=== WHAT THIS TASK INVOLVES ===
Restate the data word for word and leave the images out.

=== MATERIAL PROVIDED ===
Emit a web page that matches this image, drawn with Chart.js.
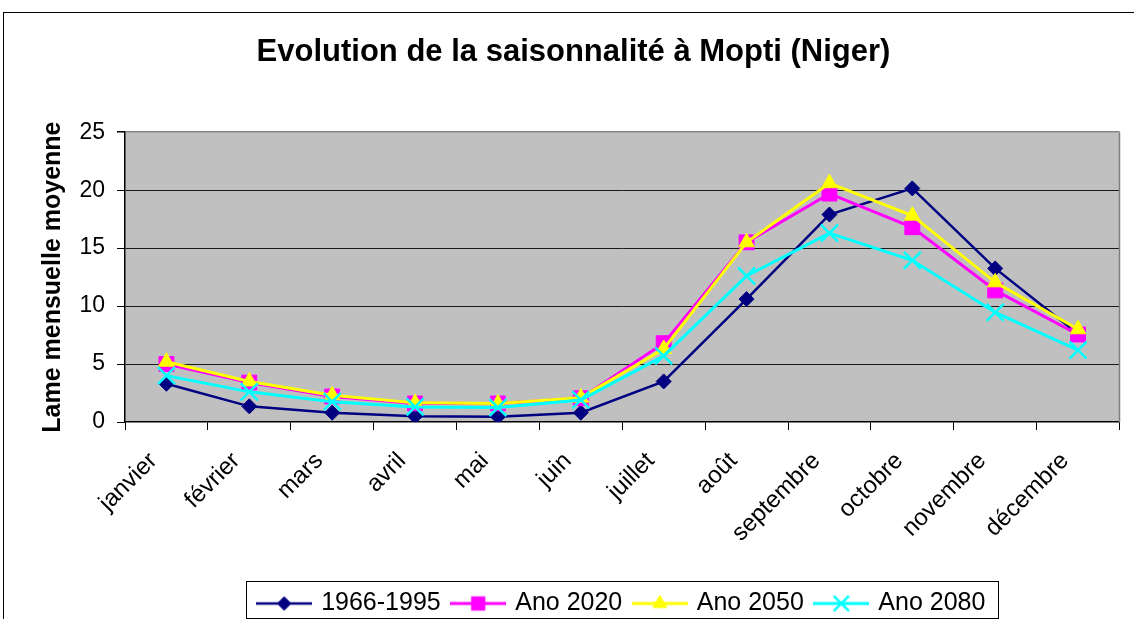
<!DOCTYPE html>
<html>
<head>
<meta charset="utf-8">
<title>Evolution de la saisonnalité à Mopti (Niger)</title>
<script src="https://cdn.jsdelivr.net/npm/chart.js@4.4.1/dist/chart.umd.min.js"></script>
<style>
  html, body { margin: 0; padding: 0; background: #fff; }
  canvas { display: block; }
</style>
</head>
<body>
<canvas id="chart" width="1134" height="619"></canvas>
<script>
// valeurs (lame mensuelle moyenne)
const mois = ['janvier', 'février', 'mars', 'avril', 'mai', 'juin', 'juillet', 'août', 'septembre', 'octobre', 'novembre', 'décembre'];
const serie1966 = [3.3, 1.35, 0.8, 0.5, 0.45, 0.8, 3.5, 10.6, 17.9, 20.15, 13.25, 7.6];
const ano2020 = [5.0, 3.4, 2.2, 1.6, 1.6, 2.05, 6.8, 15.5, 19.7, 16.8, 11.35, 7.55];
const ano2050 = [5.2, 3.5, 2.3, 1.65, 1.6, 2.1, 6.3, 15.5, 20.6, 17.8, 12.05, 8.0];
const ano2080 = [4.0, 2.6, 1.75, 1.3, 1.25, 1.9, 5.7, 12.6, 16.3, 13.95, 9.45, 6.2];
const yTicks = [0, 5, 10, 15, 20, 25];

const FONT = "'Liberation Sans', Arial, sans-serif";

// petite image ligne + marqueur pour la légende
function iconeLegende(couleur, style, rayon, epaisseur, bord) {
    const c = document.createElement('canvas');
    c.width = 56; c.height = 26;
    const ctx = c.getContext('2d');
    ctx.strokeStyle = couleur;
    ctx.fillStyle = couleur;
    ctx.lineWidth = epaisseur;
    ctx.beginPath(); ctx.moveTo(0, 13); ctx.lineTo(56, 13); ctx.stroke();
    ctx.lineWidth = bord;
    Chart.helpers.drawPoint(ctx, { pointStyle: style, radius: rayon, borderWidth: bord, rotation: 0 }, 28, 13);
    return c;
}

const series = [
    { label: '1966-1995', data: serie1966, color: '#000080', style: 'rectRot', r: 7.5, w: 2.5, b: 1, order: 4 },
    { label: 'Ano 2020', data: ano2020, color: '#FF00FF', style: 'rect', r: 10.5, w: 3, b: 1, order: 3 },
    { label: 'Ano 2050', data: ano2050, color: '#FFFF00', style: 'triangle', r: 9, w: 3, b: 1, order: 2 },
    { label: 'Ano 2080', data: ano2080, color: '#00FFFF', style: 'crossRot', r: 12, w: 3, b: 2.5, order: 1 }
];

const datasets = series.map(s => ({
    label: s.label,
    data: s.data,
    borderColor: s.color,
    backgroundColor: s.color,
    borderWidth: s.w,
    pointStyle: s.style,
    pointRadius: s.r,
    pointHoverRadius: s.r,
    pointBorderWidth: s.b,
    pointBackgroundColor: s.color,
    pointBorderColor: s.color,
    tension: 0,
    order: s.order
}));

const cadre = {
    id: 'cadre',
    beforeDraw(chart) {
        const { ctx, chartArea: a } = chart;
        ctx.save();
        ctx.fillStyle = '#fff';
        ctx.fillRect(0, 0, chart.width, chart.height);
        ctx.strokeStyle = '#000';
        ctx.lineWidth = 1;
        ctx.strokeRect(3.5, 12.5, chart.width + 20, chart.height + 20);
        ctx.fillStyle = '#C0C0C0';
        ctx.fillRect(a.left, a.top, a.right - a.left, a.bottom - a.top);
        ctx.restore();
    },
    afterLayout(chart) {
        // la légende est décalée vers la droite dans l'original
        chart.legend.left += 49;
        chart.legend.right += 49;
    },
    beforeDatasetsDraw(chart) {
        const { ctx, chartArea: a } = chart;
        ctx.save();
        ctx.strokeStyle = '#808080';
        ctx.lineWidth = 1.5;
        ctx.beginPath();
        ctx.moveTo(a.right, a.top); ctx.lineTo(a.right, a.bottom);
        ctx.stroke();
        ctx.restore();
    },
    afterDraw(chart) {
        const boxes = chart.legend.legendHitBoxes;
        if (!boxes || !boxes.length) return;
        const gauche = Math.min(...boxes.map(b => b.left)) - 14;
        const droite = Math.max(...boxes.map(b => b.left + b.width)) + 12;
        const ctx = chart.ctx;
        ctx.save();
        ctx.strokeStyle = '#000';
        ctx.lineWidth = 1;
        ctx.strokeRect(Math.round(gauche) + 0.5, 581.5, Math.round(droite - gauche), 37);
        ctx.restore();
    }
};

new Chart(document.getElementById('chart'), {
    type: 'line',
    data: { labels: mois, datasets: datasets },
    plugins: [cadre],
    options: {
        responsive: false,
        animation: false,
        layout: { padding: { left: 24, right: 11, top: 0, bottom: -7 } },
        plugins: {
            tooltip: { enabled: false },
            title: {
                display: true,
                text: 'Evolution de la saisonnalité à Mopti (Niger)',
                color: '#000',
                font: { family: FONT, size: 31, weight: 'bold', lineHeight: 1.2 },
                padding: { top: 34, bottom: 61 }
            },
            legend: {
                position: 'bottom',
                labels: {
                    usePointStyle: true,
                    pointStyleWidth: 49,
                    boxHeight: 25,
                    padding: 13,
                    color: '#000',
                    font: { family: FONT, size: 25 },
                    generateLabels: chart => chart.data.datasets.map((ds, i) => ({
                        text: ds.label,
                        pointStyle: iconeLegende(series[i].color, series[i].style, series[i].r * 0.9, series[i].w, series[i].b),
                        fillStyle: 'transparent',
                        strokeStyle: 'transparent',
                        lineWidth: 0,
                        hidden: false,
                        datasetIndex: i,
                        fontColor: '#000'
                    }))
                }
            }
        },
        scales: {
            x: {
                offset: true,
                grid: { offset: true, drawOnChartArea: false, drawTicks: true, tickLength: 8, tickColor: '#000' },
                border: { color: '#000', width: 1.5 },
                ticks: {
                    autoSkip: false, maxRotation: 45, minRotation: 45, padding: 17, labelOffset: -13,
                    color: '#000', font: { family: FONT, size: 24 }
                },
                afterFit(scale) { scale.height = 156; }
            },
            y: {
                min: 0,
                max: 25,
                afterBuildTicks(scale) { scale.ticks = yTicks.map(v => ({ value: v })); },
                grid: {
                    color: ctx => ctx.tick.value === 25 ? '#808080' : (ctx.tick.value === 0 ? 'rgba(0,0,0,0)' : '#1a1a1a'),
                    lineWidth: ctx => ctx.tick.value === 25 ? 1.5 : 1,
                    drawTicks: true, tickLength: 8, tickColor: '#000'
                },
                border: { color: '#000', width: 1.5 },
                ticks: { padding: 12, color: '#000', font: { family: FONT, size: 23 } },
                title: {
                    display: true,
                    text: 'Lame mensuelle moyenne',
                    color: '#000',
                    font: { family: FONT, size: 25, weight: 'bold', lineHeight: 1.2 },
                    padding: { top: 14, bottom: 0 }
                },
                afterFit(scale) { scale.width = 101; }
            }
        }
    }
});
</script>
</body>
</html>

=== ANSWER TO THE PROBLEM ===
Emit a web page that matches this image, drawn with Chart.js.
<!DOCTYPE html>
<html>
<head>
<meta charset="utf-8">
<title>Evolution de la saisonnalité à Mopti (Niger)</title>
<script src="https://cdn.jsdelivr.net/npm/chart.js@4.4.1/dist/chart.umd.min.js"></script>
<style>
  html, body { margin: 0; padding: 0; background: #fff; }
  canvas { display: block; }
</style>
</head>
<body>
<canvas id="chart" width="1134" height="619"></canvas>
<script>
// valeurs (lame mensuelle moyenne)
const mois = ['janvier', 'février', 'mars', 'avril', 'mai', 'juin', 'juillet', 'août', 'septembre', 'octobre', 'novembre', 'décembre'];
const serie1966 = [3.3, 1.35, 0.8, 0.5, 0.45, 0.8, 3.5, 10.6, 17.9, 20.15, 13.25, 7.6];
const ano2020 = [5.0, 3.4, 2.2, 1.6, 1.6, 2.05, 6.8, 15.5, 19.7, 16.8, 11.35, 7.55];
const ano2050 = [5.2, 3.5, 2.3, 1.65, 1.6, 2.1, 6.3, 15.5, 20.6, 17.8, 12.05, 8.0];
const ano2080 = [4.0, 2.6, 1.75, 1.3, 1.25, 1.9, 5.7, 12.6, 16.3, 13.95, 9.45, 6.2];
const yTicks = [0, 5, 10, 15, 20, 25];

const FONT = "'Liberation Sans', Arial, sans-serif";

// petite image ligne + marqueur pour la légende
function iconeLegende(couleur, style, rayon, epaisseur, bord) {
    const c = document.createElement('canvas');
    c.width = 56; c.height = 26;
    const ctx = c.getContext('2d');
    ctx.strokeStyle = couleur;
    ctx.fillStyle = couleur;
    ctx.lineWidth = epaisseur;
    ctx.beginPath(); ctx.moveTo(0, 13); ctx.lineTo(56, 13); ctx.stroke();
    ctx.lineWidth = bord;
    Chart.helpers.drawPoint(ctx, { pointStyle: style, radius: rayon, borderWidth: bord, rotation: 0 }, 28, 13);
    return c;
}

const series = [
    { label: '1966-1995', data: serie1966, color: '#000080', style: 'rectRot', r: 7.5, w: 2.5, b: 1, order: 4 },
    { label: 'Ano 2020', data: ano2020, color: '#FF00FF', style: 'rect', r: 10.5, w: 3, b: 1, order: 3 },
    { label: 'Ano 2050', data: ano2050, color: '#FFFF00', style: 'triangle', r: 9, w: 3, b: 1, order: 2 },
    { label: 'Ano 2080', data: ano2080, color: '#00FFFF', style: 'crossRot', r: 12, w: 3, b: 2.5, order: 1 }
];

const datasets = series.map(s => ({
    label: s.label,
    data: s.data,
    borderColor: s.color,
    backgroundColor: s.color,
    borderWidth: s.w,
    pointStyle: s.style,
    pointRadius: s.r,
    pointHoverRadius: s.r,
    pointBorderWidth: s.b,
    pointBackgroundColor: s.color,
    pointBorderColor: s.color,
    tension: 0,
    order: s.order
}));

const cadre = {
    id: 'cadre',
    beforeDraw(chart) {
        const { ctx, chartArea: a } = chart;
        ctx.save();
        ctx.fillStyle = '#fff';
        ctx.fillRect(0, 0, chart.width, chart.height);
        ctx.strokeStyle = '#000';
        ctx.lineWidth = 1;
        ctx.strokeRect(3.5, 12.5, chart.width + 20, chart.height + 20);
        ctx.fillStyle = '#C0C0C0';
        ctx.fillRect(a.left, a.top, a.right - a.left, a.bottom - a.top);
        ctx.restore();
    },
    afterLayout(chart) {
        // la légende est décalée vers la droite dans l'original
        chart.legend.left += 49;
        chart.legend.right += 49;
    },
    beforeDatasetsDraw(chart) {
        const { ctx, chartArea: a } = chart;
        ctx.save();
        ctx.strokeStyle = '#808080';
        ctx.lineWidth = 1.5;
        ctx.beginPath();
        ctx.moveTo(a.right, a.top); ctx.lineTo(a.right, a.bottom);
        ctx.stroke();
        ctx.restore();
    },
    afterDraw(chart) {
        const boxes = chart.legend.legendHitBoxes;
        if (!boxes || !boxes.length) return;
        const gauche = Math.min(...boxes.map(b => b.left)) - 14;
        const droite = Math.max(...boxes.map(b => b.left + b.width)) + 12;
        const ctx = chart.ctx;
        ctx.save();
        ctx.strokeStyle = '#000';
        ctx.lineWidth = 1;
        ctx.strokeRect(Math.round(gauche) + 0.5, 581.5, Math.round(droite - gauche), 37);
        ctx.restore();
    }
};

new Chart(document.getElementById('chart'), {
    type: 'line',
    data: { labels: mois, datasets: datasets },
    plugins: [cadre],
    options: {
        responsive: false,
        animation: false,
        layout: { padding: { left: 24, right: 11, top: 0, bottom: -7 } },
        plugins: {
            tooltip: { enabled: false },
            title: {
                display: true,
                text: 'Evolution de la saisonnalité à Mopti (Niger)',
                color: '#000',
                font: { family: FONT, size: 31, weight: 'bold', lineHeight: 1.2 },
                padding: { top: 34, bottom: 61 }
            },
            legend: {
                position: 'bottom',
                labels: {
                    usePointStyle: true,
                    pointStyleWidth: 49,
                    boxHeight: 25,
                    padding: 13,
                    color: '#000',
                    font: { family: FONT, size: 25 },
                    generateLabels: chart => chart.data.datasets.map((ds, i) => ({
                        text: ds.label,
                        pointStyle: iconeLegende(series[i].color, series[i].style, series[i].r * 0.9, series[i].w, series[i].b),
                        fillStyle: 'transparent',
                        strokeStyle: 'transparent',
                        lineWidth: 0,
                        hidden: false,
                        datasetIndex: i,
                        fontColor: '#000'
                    }))
                }
            }
        },
        scales: {
            x: {
                offset: true,
                grid: { offset: true, drawOnChartArea: false, drawTicks: true, tickLength: 8, tickColor: '#000' },
                border: { color: '#000', width: 1.5 },
                ticks: {
                    autoSkip: false, maxRotation: 45, minRotation: 45, padding: 17, labelOffset: -13,
                    color: '#000', font: { family: FONT, size: 24 }
                },
                afterFit(scale) { scale.height = 156; }
            },
            y: {
                min: 0,
                max: 25,
                afterBuildTicks(scale) { scale.ticks = yTicks.map(v => ({ value: v })); },
                grid: {
                    color: ctx => ctx.tick.value === 25 ? '#808080' : (ctx.tick.value === 0 ? 'rgba(0,0,0,0)' : '#1a1a1a'),
                    lineWidth: ctx => ctx.tick.value === 25 ? 1.5 : 1,
                    drawTicks: true, tickLength: 8, tickColor: '#000'
                },
                border: { color: '#000', width: 1.5 },
                ticks: { padding: 12, color: '#000', font: { family: FONT, size: 23 } },
                title: {
                    display: true,
                    text: 'Lame mensuelle moyenne',
                    color: '#000',
                    font: { family: FONT, size: 25, weight: 'bold', lineHeight: 1.2 },
                    padding: { top: 14, bottom: 0 }
                },
                afterFit(scale) { scale.width = 101; }
            }
        }
    }
});
</script>
</body>
</html>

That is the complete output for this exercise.